Description
Ophelia's story in a way you've never heard it before, and seven more ways as well.
Ophelia is trapped, stuck inside the machinery that has created her consciousness, fighting to be heard. Hamlet, overwhelmed by the ceaseless flood of media, mindlessly watches TV, consuming a mish-mash of beauty and horror; a daily soup of innocence and violence. The two of them hopelessly confined, and separated by the Atlantic Ocean. A polemic response to Heiner Mueller's Hamletmachine, Opheliamachine is a postmodern tale of love, sex and politics in a fragmented world of confused emotions and global, virtual sexuality. Since its premiere in 2013, Magda Romanska's celebrated experimental play has been performed and studied around the world, with each culture and language feeding into and responding to Opheliamachine's collage of modern existence.
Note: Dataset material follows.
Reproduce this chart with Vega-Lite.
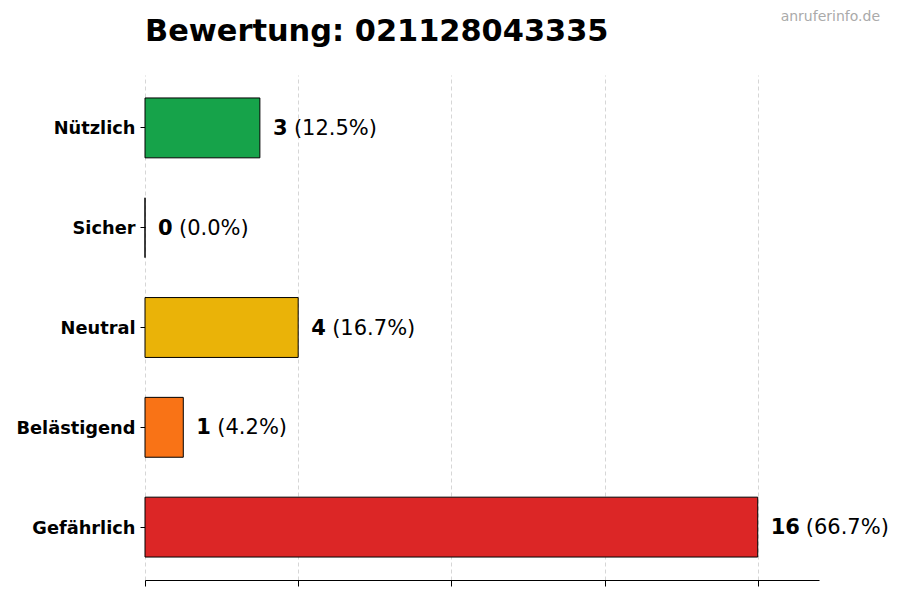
{
  "$schema": "https://vega.github.io/schema/vega-lite/v6.json",
  "width": 674,
  "height": 505,
  "autosize": {"type": "none"},
  "padding": {"left": 145, "top": 75, "right": 81, "bottom": 20},
  "background": "white",
  "config": {
    "view": {"stroke": null},
    "font": "DejaVu Sans"
  },
  "data": {
    "values": [
      {"kategorie": "Nützlich", "anzahl": 3, "prozent": "(12.5%)"},
      {"kategorie": "Sicher", "anzahl": 0, "prozent": "(0.0%)"},
      {"kategorie": "Neutral", "anzahl": 4, "prozent": "(16.7%)"},
      {"kategorie": "Belästigend", "anzahl": 1, "prozent": "(4.2%)"},
      {"kategorie": "Gefährlich", "anzahl": 16, "prozent": "(66.7%)"}
    ]
  },
  "encoding": {
    "y": {
      "field": "kategorie",
      "type": "nominal",
      "sort": null,
      "scale": {"paddingInner": 0.4, "paddingOuter": 0.23},
      "axis": {
        "title": null,
        "domain": false,
        "ticks": true,
        "tickSize": 5,
        "tickColor": "#000000",
        "labelPadding": 5,
        "labelFont": "DejaVu Sans",
        "labelFontSize": 17.8,
        "labelFontWeight": "bold",
        "labelColor": "#000000",
        "labelOffset": 1.5
      }
    },
    "x": {
      "field": "anzahl",
      "type": "quantitative",
      "scale": {"domain": [0, 17.6], "nice": false, "zero": true},
      "axis": {
        "title": null,
        "values": [0, 4, 8, 12, 16],
        "labels": false,
        "domain": true,
        "domainColor": "#000000",
        "domainWidth": 1.2,
        "ticks": true,
        "tickColor": "#000000",
        "tickSize": 6,
        "tickWidth": 1,
        "grid": true,
        "gridColor": "#cccccc",
        "gridDash": [4, 3],
        "gridWidth": 0.8,
        "offset": 0
      }
    }
  },
  "layer": [
    {
      "mark": {"type": "bar", "stroke": "#000000", "strokeWidth": 1},
      "encoding": {
        "color": {
          "field": "kategorie",
          "type": "nominal",
          "scale": {
            "domain": ["Nützlich", "Sicher", "Neutral", "Belästigend", "Gefährlich"],
            "range": ["#16a34a", "#6b7280", "#eab308", "#f97316", "#dc2626"]
          },
          "legend": null
        }
      }
    },
    {
      "mark": {"type": "text", "align": "left", "baseline": "middle", "dx": 13, "dy": 1, "fontSize": 21, "fontWeight": "bold", "color": "#000000", "font": "DejaVu Sans"},
      "encoding": {"text": {"field": "anzahl", "type": "quantitative"}}
    },
    {
      "transform": [{"filter": "datum.anzahl < 10"}],
      "mark": {"type": "text", "align": "left", "baseline": "middle", "dx": 34, "dy": 1, "fontSize": 21, "color": "#000000", "font": "DejaVu Sans"},
      "encoding": {"text": {"field": "prozent", "type": "nominal"}}
    },
    {
      "transform": [{"filter": "datum.anzahl >= 10"}],
      "mark": {"type": "text", "align": "left", "baseline": "middle", "dx": 48, "dy": 1, "fontSize": 21, "color": "#000000", "font": "DejaVu Sans"},
      "encoding": {"text": {"field": "prozent", "type": "nominal"}}
    },
    {
      "data": {"values": [{"titel": "Bewertung: 021128043335"}]},
      "mark": {"type": "text", "align": "left", "baseline": "alphabetic", "fontSize": 30.4, "fontWeight": "bold", "color": "#000000", "font": "DejaVu Sans"},
      "encoding": {
        "text": {"field": "titel", "type": "nominal"},
        "x": {"value": 0},
        "y": {"value": -34}
      }
    },
    {
      "data": {"values": [{"marke": "anruferinfo.de"}]},
      "mark": {"type": "text", "align": "right", "baseline": "middle", "fontSize": 14, "color": "#aaaaaa", "font": "DejaVu Sans"},
      "encoding": {
        "text": {"field": "marke", "type": "nominal"},
        "x": {"value": 735},
        "y": {"value": -58}
      }
    }
  ]
}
This edited collection brings together eight different translations of the play, offering English, German, French, Italian, Spanish, Japanese, Korean, Romanian and Polish language interpretations of Romanska's original text. Along with two introductory essays, these different versions of Opheliamachine provide academics, artists and teachers the opportunity to study a fascinating intersection of Shakespeare, translation, adaptation, feminism and avant-garde theatre.About the Author
Magda Romanska is a playwright, dramaturg, and theatre scholar. She is a professor of theatre at Emerson College, in Boston, MA and principal researcher at metaLAB (at) Harvard. As a playwright, she is a recipient of the MacDowell Fellowship, the Mass Council Artist Fellowship for Dramatic Writing, the Apothetae and Lark Theatre Playwriting Fellowship from the Time Warner Foundation, and PAHA Creative Arts Prize. Her play, The Life and Times of Stephen Hawking was developed at the Lark Theatre and presented at the Roundabout Theatre Reverb Festival, and at Queens Theatre in Brooklyn, NY. Life Is Elsewhere received a production at the Speakeasy Theatre Company in Boston. Her popular writing appeared in Big Think, The Reed Magazine, The LA Review of Books, The Boston Globe, The Conversation, Salon, PBS, and The Cosmopolitan Review. She has taught at Harvard University, Yale School of Drama, and Cornell University. She's a graduate of Stanford, and of Cornell's doctoral program.